Worldwide decline in mobile handset sales
europemedia.net

23/05/2002
Editor: Sean Cornwell


93.8 million mobile phones were sold worldwide in the first quarter of
2002, a 3.8 per cent decline from the first quarter of 2001, according
to Gartner Dataquest.

Market-leader Nokia experienced a slight decline in global sales to
end-users compared to the same quarter last year. However Nokia
remains the clear market leader and did manage to register a slight
increase in market share versus the same quarter in 2001, despite
very weak market conditions in some of its core markets.

Motorola's market share position continued to grow strongly to 13.6
per cent in the first quarter of 2002, thanks to its continued dominance
of the Chinese mobile terminal market and its strength in CDMA
markets worldwide, according to Gartner figures.

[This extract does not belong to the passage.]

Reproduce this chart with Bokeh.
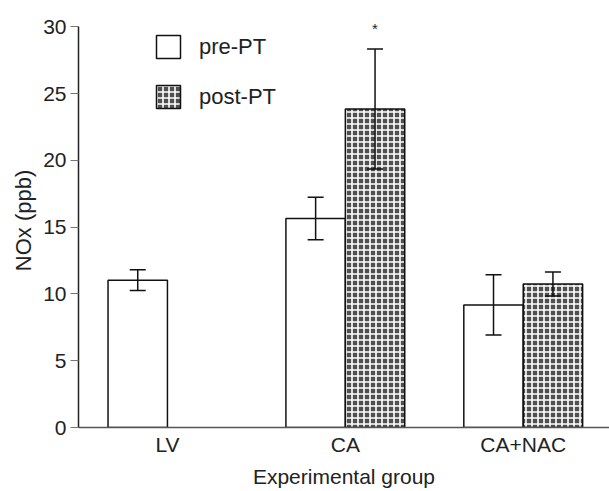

Samsung and Siemens experienced the strongest increase in sales,
with growth rates of 48.6 per cent and 24.1 per cent, respectively,
during the quarter.

Samsung has now in fact overtaken Siemens as the third largest
handset vendor. This is down to "its ongoing success in delivering
compelling products across multiple technologies in disparate
markets," said Bryan Prohm, senior analyst with the Mobile
Communications Worldwide research group for Gartner Dataquest.
"Siemens, meanwhile, continued to build on the success it achieved
during the latter half of 2001, and it is positioned to make a
competitive push in the North American and Latin American GSM
markets in 2002."

Mobile terminal consumption in several key regional markets was
again disappointing in the first quarter of 2002. In particular, both
Western Europe and Latin America suffered their second consecutive
first-quarter fall in year-over-year sales. The Asia/Pacific region
(excluding Japan) however, exceeded expectations, as sales in the
first quarter increased by 8 per cent versus the first quarter of 2001,
and jumped by more than 12 per cent sequentially from the fourth
quarter of 2001.

"Saturation levels in Western Europe mean driving new growth
remains a challenge," said Ben Wood, senior analyst for Gartner
Dataquest in Europe. "The industry is faced with an 'application gap,'
which could prove detrimental. Subscribers remain unconvinced
about the benefits of owning a data-capable phone without the
appropriate applications. However, the advent of colour screens will
help as subscribers are willing to buy color for the sake of colour."